Into the waves. Facing the open Atlantic, South Beach offers fine breakers for frolicking, body surfing, or getting worked. Parents frown at the surf, straining to hold the kids back like a pack of Malamutes in Anchorage, trying to decide if it’s safe, if they’re old enough. Dad decides to let nature take its course; lessons must be learned, probably many times. Getting worked by the waves is, in fact, critical to understanding the power of nature, how one can be relentlessly abused by the uncaring water, even on a day as blessed as this. Upside down, under water, scraping the pebbly bottom, left breathless and wide-eyed on the bubbling sand. The tears, if any, are short-lived.

On the walk up the beach, sand castles sit just out of reach of the surf. Some are constructed traditionally with a bucket, crenellated and bristling with defenses. Others are cathedrals of the drip method that would have been favored by Antoni Gaudi. All with moats, but eventually helpless against the hungry waves.

There’s a guy with a skim board, and unlike the clumsy tweens who seem to favor these devices, he knows how to use it. He paces the waterline, and finding an empty patch, runs, tosses the small board onto the thin wash of a receding wave, jumps aboard, and rides into the shore break before sinking waist-deep and trudging out. He moves on, eyes always to the water.

Sitting near a group of sleek young people, you hear snippets of conversation, fascinating yet shockingly inarticulate and banal. The anthropologist in you strains to understand the dialect of their tribe. They move as a group down into the water, and you wonder if, when you roamed the sands with a band of your friends back before the flood, you looked and sounded as good and as awful as they. (You did.)

The sun moves from left to right.

south beach sunset fishing biplane

Now the lifeguards have left their posts, and the children have swarmed the towers like ants, shouting and jumping. The day is fading, and the sunsetters have arrived to survey the field. Generally older and often sweatered, they watch the horizon in near silence, as those who’ve been here for hours troop back to their cars.
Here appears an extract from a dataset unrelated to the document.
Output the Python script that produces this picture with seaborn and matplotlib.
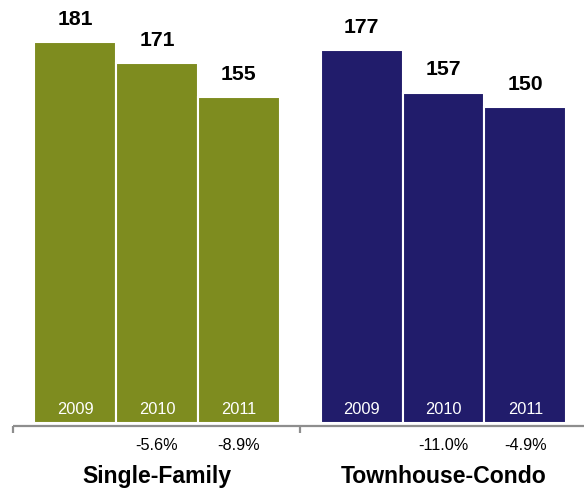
import matplotlib
matplotlib.use("Agg")
import matplotlib.pyplot as plt
import seaborn as sns
import pandas as pd

# Values by property type and year
categories = ["Single-Family", "Townhouse-Condo"]
years = ["2009", "2010", "2011"]
single_family = [181, 171, 155]
townhouse_condo = [177, 157, 150]
single_family_change = ["", "-5.6%", "-8.9%"]
townhouse_condo_change = ["", "-11.0%", "-4.9%"]

colors = {"Single-Family": "#7E8C1F", "Townhouse-Condo": "#211C6B"}

sns.set_theme(style="white")
plt.rcParams["font.family"] = ["Liberation Sans", "DejaVu Sans"]

# Build a long table: each group of three bars sits 3.5 bar widths apart
rows = []
for g, (cat, vals, chg) in enumerate(zip(categories,
                                         [single_family, townhouse_condo],
                                         [single_family_change, townhouse_condo_change])):
    for i, (yr, v, c) in enumerate(zip(years, vals, chg)):
        rows.append({"pos": g * 3.5 + i, "value": v, "category": cat,
                     "year": yr, "change": c})
df = pd.DataFrame(rows)

fig = plt.figure(figsize=(5.84, 4.88), dpi=100)
ax = fig.add_axes([0, 0, 1, 1])

sns.barplot(data=df, x="pos", y="value", hue="category", palette=colors,
            native_scale=True, width=1.0, dodge=False, legend=False,
            edgecolor="white", linewidth=1.5, saturation=1, ax=ax)

ax.set_xlim(-0.916, 6.215)
ax.set_ylim(-30.6, 200.9)
ax.axis("off")

# Baseline axis with group separators
axis_y = -1.2
ax.plot([-0.757, 6.4], [axis_y, axis_y], color="#8E8E8E", lw=1.6,
        solid_capstyle="butt", clip_on=False)
for xb in [-0.757, 2.75, 6.25]:
    ax.plot([xb, xb], [axis_y, -4.4], color="#8E8E8E", lw=1.6,
            solid_capstyle="butt")

for _, r in df.iterrows():
    # value above the bar
    ax.annotate(f"{r['value']}", (r["pos"], r["value"]), xytext=(0, 12.3),
                textcoords="offset points", ha="center", va="baseline",
                fontsize=15.3, fontweight="bold", color="black")
    # year inside the bar
    ax.annotate(r["year"], (r["pos"], 0), xytext=(0, 6.6),
                textcoords="offset points", ha="center", va="baseline",
                fontsize=11.8, color="white")
    # percent change below the axis
    if r["change"]:
        ax.annotate(r["change"], (r["pos"], 0), xytext=(0, -19),
                    textcoords="offset points", ha="center", va="baseline",
                    fontsize=11.7, color="black")

for g, cat in enumerate(categories):
    ax.annotate(cat, (g * 3.5 + 1, 0), xytext=(0, -42.5),
                textcoords="offset points", ha="center", va="baseline",
                fontsize=16.6, fontweight="bold", color="black")

fig.savefig("out.png", dpi=100)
The crowds will shower and don their dress blues and pinks and greens, go out and battle their sun-baked fatigue in restaurants and bars and at parties, but they’ve left their best at South Beach.

This day in Edgartown is repeated around the globe: Ipanema, Waikiki, Cancun, Bondi, Negril, Goa, Brighton (New York, England, and Australia), and that other South Beach. But it is never done better.

We few who remain watch in gratitude, sunset to right, moonrise to left.